The Marian Consort are a very able ensemble of seven voices in all, singing one voice to a part. However, as with a previous disc from them (An Emerald in a Work of Gold: Music From the Dow), I found their treble-oriented vocal balance hard to listen to. Their two sopranos have very fine voices - one, however, with a bit too much vibrato in this music for my liking - but these two voices dominate the texture to such an extent that the lower voices just do not get a fair hearing. Presumably this must be the group's own choice and that of their director, countertenor Rory McCleery; or is it perhaps also a result of the voices being too closely recorded in an effort to minimise the occasional background rumble of traffic noise outside Oxford's Merton College Chapel?

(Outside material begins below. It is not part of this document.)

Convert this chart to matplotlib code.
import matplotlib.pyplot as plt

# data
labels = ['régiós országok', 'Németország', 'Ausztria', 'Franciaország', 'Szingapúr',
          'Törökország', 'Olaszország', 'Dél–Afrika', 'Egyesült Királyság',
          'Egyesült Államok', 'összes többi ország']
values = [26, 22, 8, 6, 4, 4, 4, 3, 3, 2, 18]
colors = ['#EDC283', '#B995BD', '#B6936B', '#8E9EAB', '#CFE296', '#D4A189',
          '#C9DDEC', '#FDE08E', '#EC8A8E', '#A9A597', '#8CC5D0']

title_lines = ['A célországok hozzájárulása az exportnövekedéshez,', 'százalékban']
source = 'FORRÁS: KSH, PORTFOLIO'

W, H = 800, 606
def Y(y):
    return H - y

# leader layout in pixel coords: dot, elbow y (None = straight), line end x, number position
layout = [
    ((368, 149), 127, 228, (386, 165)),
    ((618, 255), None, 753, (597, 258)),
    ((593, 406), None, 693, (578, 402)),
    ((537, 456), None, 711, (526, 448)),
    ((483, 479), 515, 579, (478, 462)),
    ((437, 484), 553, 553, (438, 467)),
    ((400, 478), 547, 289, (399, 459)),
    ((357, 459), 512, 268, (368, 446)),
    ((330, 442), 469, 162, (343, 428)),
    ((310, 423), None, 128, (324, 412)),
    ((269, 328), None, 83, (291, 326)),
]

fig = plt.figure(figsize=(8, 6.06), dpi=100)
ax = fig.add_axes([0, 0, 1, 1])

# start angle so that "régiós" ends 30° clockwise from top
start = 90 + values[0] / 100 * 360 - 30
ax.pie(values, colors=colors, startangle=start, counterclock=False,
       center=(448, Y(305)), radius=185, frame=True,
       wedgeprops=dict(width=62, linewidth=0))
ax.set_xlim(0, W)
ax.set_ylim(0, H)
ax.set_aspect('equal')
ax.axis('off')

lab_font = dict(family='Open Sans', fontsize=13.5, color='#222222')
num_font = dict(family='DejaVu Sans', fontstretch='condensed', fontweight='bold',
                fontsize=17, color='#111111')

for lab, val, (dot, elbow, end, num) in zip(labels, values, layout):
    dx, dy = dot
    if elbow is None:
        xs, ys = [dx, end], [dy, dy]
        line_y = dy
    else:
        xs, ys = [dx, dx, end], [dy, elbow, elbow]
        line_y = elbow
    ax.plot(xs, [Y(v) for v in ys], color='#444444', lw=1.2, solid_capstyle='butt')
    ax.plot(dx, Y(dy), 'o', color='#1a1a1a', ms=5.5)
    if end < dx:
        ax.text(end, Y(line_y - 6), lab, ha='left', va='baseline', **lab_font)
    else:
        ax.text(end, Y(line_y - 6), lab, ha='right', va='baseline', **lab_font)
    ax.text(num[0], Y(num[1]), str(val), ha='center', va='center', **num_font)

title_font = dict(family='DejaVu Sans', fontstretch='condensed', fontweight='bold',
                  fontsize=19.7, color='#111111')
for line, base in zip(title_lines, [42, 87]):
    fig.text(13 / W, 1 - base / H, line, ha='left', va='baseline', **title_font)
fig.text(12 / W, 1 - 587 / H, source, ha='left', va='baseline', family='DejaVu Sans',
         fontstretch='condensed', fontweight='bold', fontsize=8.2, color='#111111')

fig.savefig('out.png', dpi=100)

Whatever the reasons, the result is a top-heavy, thin-textured overall vocal sound which I found wearisome to listen to. This is a great pity since, in all other respects, the singers of the Marian Consort bring impressive qualities to these performances including excellent period style, careful preparation, precision, commitment and sensitivity to the texts. McCleery's own notes on composer, music and background are excellent and informative, the booklet is attractively produced and illustrated, and in nearly all respects this is a highly enterprising and worthwhile project. But that thin vocal sound, instantly apparent from the very start of the first track, is pervasive and inescapable, hence the disappointing score of three stars.

Dedicated enthusiasts of Renaissance polyphony may well want the disc anyway, especially since Jean Maillard clearly made a significant contribution to the music of his era and, at the time of writing, there has been no other recording of his work. But, because of the problems I've described, I doubt if it will win many new converts to the Franco-Flemish cause. Other listeners may be able to get on with the sound better than I do; so, if you take a more lenient view, can readily live with that vocal balance and would care to tell me I'm writing nonsense, I'd welcome your comments!